Faster computations on it
No fuzziness or loss of precision when increasing the magnitude
Timestamps more easily matched with other tools
Better display in plots (hopefully, so far it’s great when it works but this sort of issue is not isolated unfortunately)
Polars offers some rolling window computation and other time-related features if you use the appropriate Duration dtype.

If possible, I’d really like to have a ticker that displays the appropriate time unit based on the zoom level. Does x_axis_type=“datetime” provide anything else than that ?

Bryan · March 26, 2024, 4:34pm

Yes, handling different time scale is specifically the main purpose of the datetime axis configuration.

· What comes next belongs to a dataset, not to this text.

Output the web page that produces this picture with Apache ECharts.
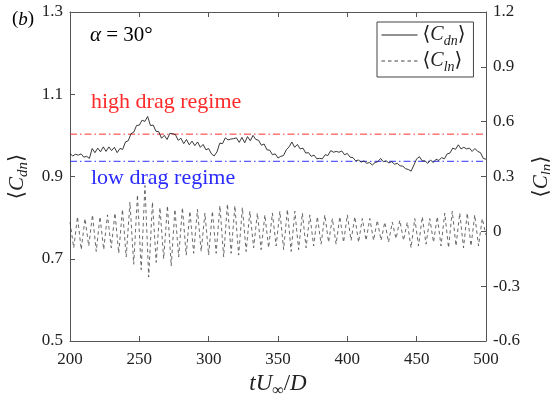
<!DOCTYPE html>
<html>
<head>
<meta charset="utf-8">
<script src="https://cdn.jsdelivr.net/npm/echarts@6/dist/echarts.min.js"></script>
<style>
  html, body { margin: 0; padding: 0; background: #fff; }
  #chart { width: 550px; height: 398px; }
</style>
</head>
<body>
<div id="chart"></div>
<script>
// Time-averaged drag coefficient, sampled every 2 time units from tU/D = 200
const dragStart = 200;
const dragStep = 2;
const dragValues = [
  0.956, 0.950, 0.954, 0.952, 0.955, 0.947, 0.949, 0.944, 0.968, 0.958,
  0.969, 0.960, 0.972, 0.961, 0.972, 0.963, 0.971, 0.958, 0.968, 0.966,
  0.984, 0.987, 1.004, 1.008, 1.024, 1.025, 1.037, 1.034, 1.046, 1.024,
  1.025, 1.010, 1.009, 0.993, 1.000, 0.990, 1.005, 1.004, 1.002, 0.988,
  0.993, 0.980, 0.990, 0.977, 0.986, 0.975, 0.984, 0.971, 0.978, 0.965,
  0.968, 0.955, 0.950, 0.960, 0.981, 0.980, 0.994, 0.989, 0.991, 0.992,
  0.994, 0.983, 0.995, 0.982, 0.997, 0.987, 1.000, 0.990, 0.988, 0.976,
  0.979, 0.965, 0.964, 0.953, 0.955, 0.945, 0.949, 0.951, 0.965, 0.972,
  0.984, 0.971, 0.978, 0.967, 0.969, 0.957, 0.958, 0.949, 0.952, 0.943,
  0.944, 0.943, 0.953, 0.951, 0.963, 0.959, 0.961, 0.959, 0.962, 0.953,
  0.956, 0.947, 0.946, 0.938, 0.940, 0.935, 0.938, 0.932, 0.934, 0.928,
  0.934, 0.936, 0.944, 0.936, 0.938, 0.933, 0.936, 0.930, 0.932, 0.926,
  0.925, 0.919, 0.917, 0.913, 0.928, 0.943, 0.948, 0.938, 0.938, 0.932,
  0.940, 0.934, 0.942, 0.939, 0.946, 0.943, 0.955, 0.957, 0.969, 0.966,
  0.977, 0.967, 0.971, 0.967, 0.969, 0.961, 0.968, 0.961, 0.958, 0.944,
  0.942
];

// Time-averaged lift coefficient: successive extrema, 112 samples over tU/D = 200..500
const liftStart = 200;
const liftEnd = 500;
const liftValues = [
   0.05, -0.09,  0.08, -0.10,  0.07, -0.08,  0.09, -0.11,  0.08, -0.10,
   0.09, -0.09,  0.10, -0.12,  0.12, -0.14,  0.16, -0.18,  0.20, -0.21,
   0.25, -0.25,  0.16, -0.17,  0.13, -0.15,  0.14, -0.19,  0.12, -0.14,
   0.13, -0.13,  0.11, -0.12,  0.12, -0.11,  0.10, -0.13,  0.11, -0.12,
   0.14, -0.14,  0.15, -0.12,  0.14, -0.13,  0.13, -0.11,  0.11, -0.09,
   0.10, -0.10,  0.09, -0.09,  0.10, -0.08,  0.11, -0.10,  0.12, -0.11,
   0.11, -0.10,  0.10, -0.09,  0.09, -0.08,  0.08, -0.07,  0.09, -0.06,
   0.07, -0.07,  0.08, -0.06,  0.09, -0.05,  0.08, -0.06,  0.07, -0.05,
   0.07, -0.05,  0.06, -0.05,  0.05, -0.06,  0.05, -0.04,  0.06, -0.05,
   0.05, -0.09,  0.07, -0.08,  0.08, -0.07,  0.07, -0.06,  0.08, -0.08,
   0.10, -0.09,  0.11, -0.08,  0.10, -0.09,  0.10, -0.08,  0.09, -0.08,
   0.07, -0.02
];

// Regime thresholds on the drag axis
const highDragLevel = 1.003;
const lowDragLevel = 0.937;

// Axis ranges and ticks
const timeRange = [200, 500];
const timeTick = 50;
const dragRange = [0.5, 1.3];
const dragTick = 0.2;
const liftRange = [-0.6, 1.2];
const liftTick = 0.3;

const dragData = dragValues.map((v, i) => [dragStart + i * dragStep, v]);
const liftDt = (liftEnd - liftStart) / (liftValues.length - 1);
const liftData = liftValues.map((v, i) => [liftStart + i * liftDt, v]);
const highDragData = timeRange.map((t) => [t, highDragLevel]);
const lowDragData = timeRange.map((t) => [t, lowDragLevel]);

const SERIF = '"Liberation Serif", "DejaVu Serif", serif';
const AXIS_COLOR = '#555';
const TEXT_COLOR = '#222';

const tickFmt = (v) => {
  const s = (Math.round(v * 10) / 10).toFixed(1);
  return (s === '-0.0' || s === '0.0') ? '0' : s;
};

function richSub(size) {
  const sub = Math.round(size * 0.7);
  return {
    n: { fontFamily: SERIF, fontSize: size, color: TEXT_COLOR, lineHeight: size + 6 },
    i: { fontFamily: SERIF, fontSize: size, fontStyle: 'italic', color: TEXT_COLOR, lineHeight: size + 6 },
    s: { fontFamily: SERIF, fontSize: sub, fontStyle: 'italic', color: TEXT_COLOR, verticalAlign: 'bottom', lineHeight: sub }
  };
}

const chart = echarts.init(document.getElementById('chart'), null, { renderer: 'canvas' });

const axisLineStyle = { show: true, onZero: false, lineStyle: { color: AXIS_COLOR, width: 1 } };
const tickStyle = { show: true, inside: true, length: 5, lineStyle: { color: AXIS_COLOR, width: 1 } };
const dashDot = [7, 3, 1.5, 3];

chart.setOption({
  animation: false,
  backgroundColor: '#fff',
  grid: { left: 70, right: 64, top: 12, bottom: 57, containLabel: false, outerBoundsMode: 'none' },
  legend: {
    left: 377, top: 22,
    orient: 'vertical',
    itemWidth: 36, itemHeight: 14, itemGap: 3,
    padding: [3, 8, 3, 4],
    borderColor: '#444', borderWidth: 1,
    backgroundColor: '#fff',
    selectedMode: false,
    itemStyle: { opacity: 0 },
    lineStyle: { width: 1 },
    data: ['Cdn', 'Cln'],
    formatter: (name) => name === 'Cdn' ? '{n|⟨}{i|C}{s|dn}{n|⟩}' : '{n|⟨}{i|C}{s|ln}{n|⟩}',
    textStyle: { rich: richSub(20) }
  },
  xAxis: [{
    type: 'value', min: timeRange[0], max: timeRange[1], interval: timeTick,
    axisLine: axisLineStyle, axisTick: tickStyle, splitLine: { show: false },
    axisLabel: { fontFamily: SERIF, fontSize: 17, color: TEXT_COLOR, margin: 10 },
    name: '{i|tU}{s|∞}{n|/}{i|D}', nameLocation: 'middle', nameGap: 27,
    nameTextStyle: { rich: richSub(23) }
  }, {
    type: 'value', position: 'top', min: timeRange[0], max: timeRange[1], interval: timeTick,
    axisLine: axisLineStyle, axisTick: tickStyle, axisLabel: { show: false }, splitLine: { show: false }
  }],
  yAxis: [{
    type: 'value', min: dragRange[0], max: dragRange[1], interval: dragTick,
    axisLine: axisLineStyle, axisTick: tickStyle, splitLine: { show: false },
    axisLabel: { fontFamily: SERIF, fontSize: 17, color: TEXT_COLOR, margin: 7, formatter: tickFmt },
    name: '{n|⟨}{i|C}{s|dn}{n|⟩}', nameLocation: 'middle', nameGap: 31, nameRotate: 90,
    nameTextStyle: { rich: richSub(21) }
  }, {
    type: 'value', position: 'right', min: liftRange[0], max: liftRange[1], interval: liftTick,
    axisLine: axisLineStyle, axisTick: tickStyle, splitLine: { show: false },
    axisLabel: { fontFamily: SERIF, fontSize: 17, color: TEXT_COLOR, margin: 7, formatter: tickFmt },
    name: '{n|⟨}{i|C}{s|ln}{n|⟩}', nameLocation: 'middle', nameGap: 35, nameRotate: 90,
    nameTextStyle: { rich: richSub(21) }
  }],
  series: [{
    name: 'high drag', type: 'line', xAxisIndex: 0, yAxisIndex: 0,
    data: highDragData, showSymbol: false, symbol: 'none', silent: true,
    lineStyle: { color: '#ff3030', width: 1, type: dashDot }, z: 1
  }, {
    name: 'low drag', type: 'line', xAxisIndex: 0, yAxisIndex: 0,
    data: lowDragData, showSymbol: false, symbol: 'none', silent: true,
    lineStyle: { color: '#3030ff', width: 1, type: dashDot }, z: 1
  }, {
    name: 'Cdn', type: 'line', xAxisIndex: 0, yAxisIndex: 0,
    data: dragData, showSymbol: false, symbol: 'none',
    lineStyle: { color: '#222', width: 0.9 },
    itemStyle: { color: '#222' },
    z: 3
  }, {
    name: 'Cln', type: 'line', xAxisIndex: 0, yAxisIndex: 1,
    data: liftData, showSymbol: false, symbol: 'none',
    lineStyle: { color: '#444', width: 0.8, type: [3.5, 3] },
    itemStyle: { color: '#444' },
    z: 2
  }],
  graphic: [
    {
      type: 'text', left: 12, top: 10,
      style: { text: '{n|(}{i|b}{n|)}', rich: richSub(19) }
    },
    {
      type: 'text', left: 90, top: 25,
      style: { text: '{i|α}{n| = 30°}', rich: richSub(21) }
    },
    {
      type: 'text', left: 91, top: 91,
      style: { text: 'high drag regime', fontFamily: SERIF, fontSize: 22, fill: '#ff2a2a' }
    },
    {
      type: 'text', left: 91, top: 167,
      style: { text: 'low drag regime', fontFamily: SERIF, fontSize: 22, fill: '#2a2aff' }
    }
  ]
});
</script>
</body>
</html>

Your largest scale is up to minutes? if it was only up to seconds, then I don’t think you’d need more than that the default “nice number” axis ticker, but once you get to minutes you’d want something that understands how to pick nice numbers on a minutes scale.

The datetime axis ticker is actually a CompositeTicker that specifies several different tickers that each operate at different scales e.g.

    tickers = Override(default=lambda: [
        AdaptiveTicker(
            mantissas=[1, 2, 5],
            base=10,
            min_interval=0,
            max_interval=500*ONE_MILLI,
            num_minor_ticks=0,
        ),
        AdaptiveTicker(
            mantissas=[1, 2, 5, 10, 15, 20, 30],
            base=60,
            min_interval=ONE_SECOND,
            max_interval=30*ONE_MINUTE,
            num_minor_ticks=0,
        ),
        AdaptiveTicker(
            mantissas=[1, 2, 4, 6, 8, 12],
            base=24,
            min_interval=ONE_HOUR,
            max_interval=12*ONE_HOUR,
            num_minor_ticks=0,
        ),
        DaysTicker(days=list(range(1, 32))),
        ...

In principle, you could define your own CompositeTicker subclass, that specifies custom tickers to use at different scales, that understand whatever datetime units your data is in. Unfortunately, at present there is not a super simple way for you to implement these new custom tickers. There is a CustomJSTickFormatter that enables users to define tick formatters by just providing a snippet of JavaScript implementation code. But a corresponding CustomJSTicker does not exist yet:

Add CustomJSTicker · Issue #13130 · bokeh/bokeh · GitHub

Until this is added, the only way to provide a custom ticker is to implement a complete custom extension, which is a fairly advanced and involved undertaking.

If you can forego “nice” minutes scale, then I think the standard BasicTickFormatter that chooses “nice” base-10 numbers for ticks (basically, multiples of 2, 5, and 10), along with a CustomJSTicker would suffice. Otherwise, I don’t have a super simple suggestion for you at the time being.

douglas-raillard-arm · March 27, 2024, 10:55am

Ok I think in these conditions we will just cast back to a second-precision value as float as we used to when working with pandas (at least when doing plots). If we do that, scientific notation on the ticker is a good-enough replacement for the nice unit name so we are not actually loosing that much in the end. We also typically don’t suffer from loss of precision due large magnitude in numbers (as we can make plots start at X=0), so floats are not a deal breaker for that purpose. If the situation improves in the future, we should be able to take advantage of it as well.

Thanks for showing the options available

system · June 25, 2024, 10:55am

This topic was automatically closed 90 days after the last reply. New replies are no longer allowed.